[Begin Data provided]

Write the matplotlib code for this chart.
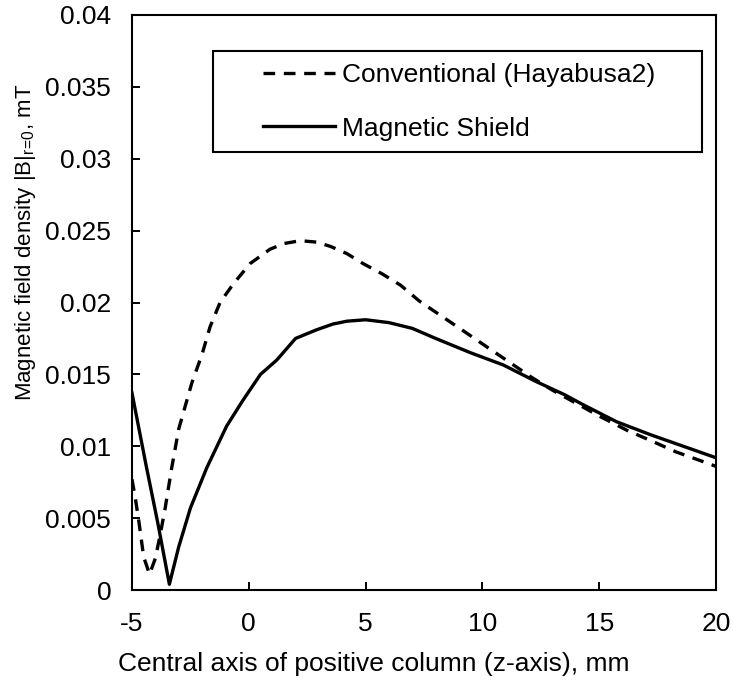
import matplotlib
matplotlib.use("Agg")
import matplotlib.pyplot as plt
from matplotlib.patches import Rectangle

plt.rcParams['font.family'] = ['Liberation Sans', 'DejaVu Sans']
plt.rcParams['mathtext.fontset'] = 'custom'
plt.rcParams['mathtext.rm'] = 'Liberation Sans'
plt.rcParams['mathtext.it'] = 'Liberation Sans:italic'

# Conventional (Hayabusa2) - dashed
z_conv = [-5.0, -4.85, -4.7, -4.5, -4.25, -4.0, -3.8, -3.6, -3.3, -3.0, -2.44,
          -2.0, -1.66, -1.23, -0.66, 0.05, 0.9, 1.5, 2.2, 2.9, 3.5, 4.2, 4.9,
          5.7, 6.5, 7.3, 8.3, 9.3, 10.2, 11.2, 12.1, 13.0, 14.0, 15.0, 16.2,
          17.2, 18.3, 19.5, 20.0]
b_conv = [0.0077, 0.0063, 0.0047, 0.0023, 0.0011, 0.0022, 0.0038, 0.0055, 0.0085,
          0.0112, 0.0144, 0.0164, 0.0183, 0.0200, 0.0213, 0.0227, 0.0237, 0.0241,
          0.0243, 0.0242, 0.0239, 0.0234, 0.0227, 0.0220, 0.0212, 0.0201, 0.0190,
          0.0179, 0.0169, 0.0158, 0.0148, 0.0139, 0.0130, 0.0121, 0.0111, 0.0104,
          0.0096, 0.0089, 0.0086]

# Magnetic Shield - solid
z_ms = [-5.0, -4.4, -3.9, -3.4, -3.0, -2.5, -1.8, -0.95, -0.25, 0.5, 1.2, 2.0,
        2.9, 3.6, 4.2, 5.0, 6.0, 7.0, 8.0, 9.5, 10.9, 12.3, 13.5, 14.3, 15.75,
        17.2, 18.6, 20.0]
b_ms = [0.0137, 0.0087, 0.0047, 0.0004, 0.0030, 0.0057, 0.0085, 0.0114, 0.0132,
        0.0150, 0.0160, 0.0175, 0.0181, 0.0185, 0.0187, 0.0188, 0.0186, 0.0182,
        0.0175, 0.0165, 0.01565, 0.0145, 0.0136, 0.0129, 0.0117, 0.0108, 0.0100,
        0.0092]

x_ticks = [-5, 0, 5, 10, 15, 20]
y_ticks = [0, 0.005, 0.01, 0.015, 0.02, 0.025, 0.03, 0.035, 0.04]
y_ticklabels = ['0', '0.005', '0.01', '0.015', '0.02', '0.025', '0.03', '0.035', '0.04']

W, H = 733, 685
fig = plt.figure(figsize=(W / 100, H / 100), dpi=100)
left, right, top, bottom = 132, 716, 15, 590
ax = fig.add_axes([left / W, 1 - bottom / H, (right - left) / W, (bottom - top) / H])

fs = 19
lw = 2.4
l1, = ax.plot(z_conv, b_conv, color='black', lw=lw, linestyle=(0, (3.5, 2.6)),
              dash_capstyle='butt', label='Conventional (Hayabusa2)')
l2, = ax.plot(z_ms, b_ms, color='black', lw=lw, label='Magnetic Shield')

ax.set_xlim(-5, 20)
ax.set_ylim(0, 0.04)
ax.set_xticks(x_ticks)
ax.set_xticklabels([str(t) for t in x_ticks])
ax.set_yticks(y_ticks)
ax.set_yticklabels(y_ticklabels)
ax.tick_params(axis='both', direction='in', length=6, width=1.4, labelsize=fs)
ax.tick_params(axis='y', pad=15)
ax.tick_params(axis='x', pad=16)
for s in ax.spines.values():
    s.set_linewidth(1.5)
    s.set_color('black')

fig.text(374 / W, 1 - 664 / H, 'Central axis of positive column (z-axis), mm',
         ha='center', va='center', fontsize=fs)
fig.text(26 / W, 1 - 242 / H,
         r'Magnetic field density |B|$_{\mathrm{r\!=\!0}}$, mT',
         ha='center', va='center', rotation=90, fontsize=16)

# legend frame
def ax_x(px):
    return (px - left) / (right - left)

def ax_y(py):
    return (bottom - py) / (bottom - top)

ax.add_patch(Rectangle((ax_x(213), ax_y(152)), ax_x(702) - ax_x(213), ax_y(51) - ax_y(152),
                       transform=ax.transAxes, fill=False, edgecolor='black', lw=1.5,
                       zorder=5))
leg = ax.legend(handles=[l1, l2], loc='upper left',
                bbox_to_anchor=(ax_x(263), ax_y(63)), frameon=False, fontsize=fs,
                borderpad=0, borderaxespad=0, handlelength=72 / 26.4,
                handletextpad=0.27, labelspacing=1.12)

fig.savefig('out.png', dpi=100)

[End Data provided]

• Directions for this task
Transcribe the whole listing exactly. Pictures stay out of your copy.

• Reply
Write the matplotlib code for this chart.
import matplotlib
matplotlib.use("Agg")
import matplotlib.pyplot as plt
from matplotlib.patches import Rectangle

plt.rcParams['font.family'] = ['Liberation Sans', 'DejaVu Sans']
plt.rcParams['mathtext.fontset'] = 'custom'
plt.rcParams['mathtext.rm'] = 'Liberation Sans'
plt.rcParams['mathtext.it'] = 'Liberation Sans:italic'

# Conventional (Hayabusa2) - dashed
z_conv = [-5.0, -4.85, -4.7, -4.5, -4.25, -4.0, -3.8, -3.6, -3.3, -3.0, -2.44,
          -2.0, -1.66, -1.23, -0.66, 0.05, 0.9, 1.5, 2.2, 2.9, 3.5, 4.2, 4.9,
          5.7, 6.5, 7.3, 8.3, 9.3, 10.2, 11.2, 12.1, 13.0, 14.0, 15.0, 16.2,
          17.2, 18.3, 19.5, 20.0]
b_conv = [0.0077, 0.0063, 0.0047, 0.0023, 0.0011, 0.0022, 0.0038, 0.0055, 0.0085,
          0.0112, 0.0144, 0.0164, 0.0183, 0.0200, 0.0213, 0.0227, 0.0237, 0.0241,
          0.0243, 0.0242, 0.0239, 0.0234, 0.0227, 0.0220, 0.0212, 0.0201, 0.0190,
          0.0179, 0.0169, 0.0158, 0.0148, 0.0139, 0.0130, 0.0121, 0.0111, 0.0104,
          0.0096, 0.0089, 0.0086]

# Magnetic Shield - solid
z_ms = [-5.0, -4.4, -3.9, -3.4, -3.0, -2.5, -1.8, -0.95, -0.25, 0.5, 1.2, 2.0,
        2.9, 3.6, 4.2, 5.0, 6.0, 7.0, 8.0, 9.5, 10.9, 12.3, 13.5, 14.3, 15.75,
        17.2, 18.6, 20.0]
b_ms = [0.0137, 0.0087, 0.0047, 0.0004, 0.0030, 0.0057, 0.0085, 0.0114, 0.0132,
        0.0150, 0.0160, 0.0175, 0.0181, 0.0185, 0.0187, 0.0188, 0.0186, 0.0182,
        0.0175, 0.0165, 0.01565, 0.0145, 0.0136, 0.0129, 0.0117, 0.0108, 0.0100,
        0.0092]

x_ticks = [-5, 0, 5, 10, 15, 20]
y_ticks = [0, 0.005, 0.01, 0.015, 0.02, 0.025, 0.03, 0.035, 0.04]
y_ticklabels = ['0', '0.005', '0.01', '0.015', '0.02', '0.025', '0.03', '0.035', '0.04']

W, H = 733, 685
fig = plt.figure(figsize=(W / 100, H / 100), dpi=100)
left, right, top, bottom = 132, 716, 15, 590
ax = fig.add_axes([left / W, 1 - bottom / H, (right - left) / W, (bottom - top) / H])

fs = 19
lw = 2.4
l1, = ax.plot(z_conv, b_conv, color='black', lw=lw, linestyle=(0, (3.5, 2.6)),
              dash_capstyle='butt', label='Conventional (Hayabusa2)')
l2, = ax.plot(z_ms, b_ms, color='black', lw=lw, label='Magnetic Shield')

ax.set_xlim(-5, 20)
ax.set_ylim(0, 0.04)
ax.set_xticks(x_ticks)
ax.set_xticklabels([str(t) for t in x_ticks])
ax.set_yticks(y_ticks)
ax.set_yticklabels(y_ticklabels)
ax.tick_params(axis='both', direction='in', length=6, width=1.4, labelsize=fs)
ax.tick_params(axis='y', pad=15)
ax.tick_params(axis='x', pad=16)
for s in ax.spines.values():
    s.set_linewidth(1.5)
    s.set_color('black')

fig.text(374 / W, 1 - 664 / H, 'Central axis of positive column (z-axis), mm',
         ha='center', va='center', fontsize=fs)
fig.text(26 / W, 1 - 242 / H,
         r'Magnetic field density |B|$_{\mathrm{r\!=\!0}}$, mT',
         ha='center', va='center', rotation=90, fontsize=16)

# legend frame
def ax_x(px):
    return (px - left) / (right - left)

def ax_y(py):
    return (bottom - py) / (bottom - top)

ax.add_patch(Rectangle((ax_x(213), ax_y(152)), ax_x(702) - ax_x(213), ax_y(51) - ax_y(152),
                       transform=ax.transAxes, fill=False, edgecolor='black', lw=1.5,
                       zorder=5))
leg = ax.legend(handles=[l1, l2], loc='upper left',
                bbox_to_anchor=(ax_x(263), ax_y(63)), frameon=False, fontsize=fs,
                borderpad=0, borderaxespad=0, handlelength=72 / 26.4,
                handletextpad=0.27, labelspacing=1.12)

fig.savefig('out.png', dpi=100)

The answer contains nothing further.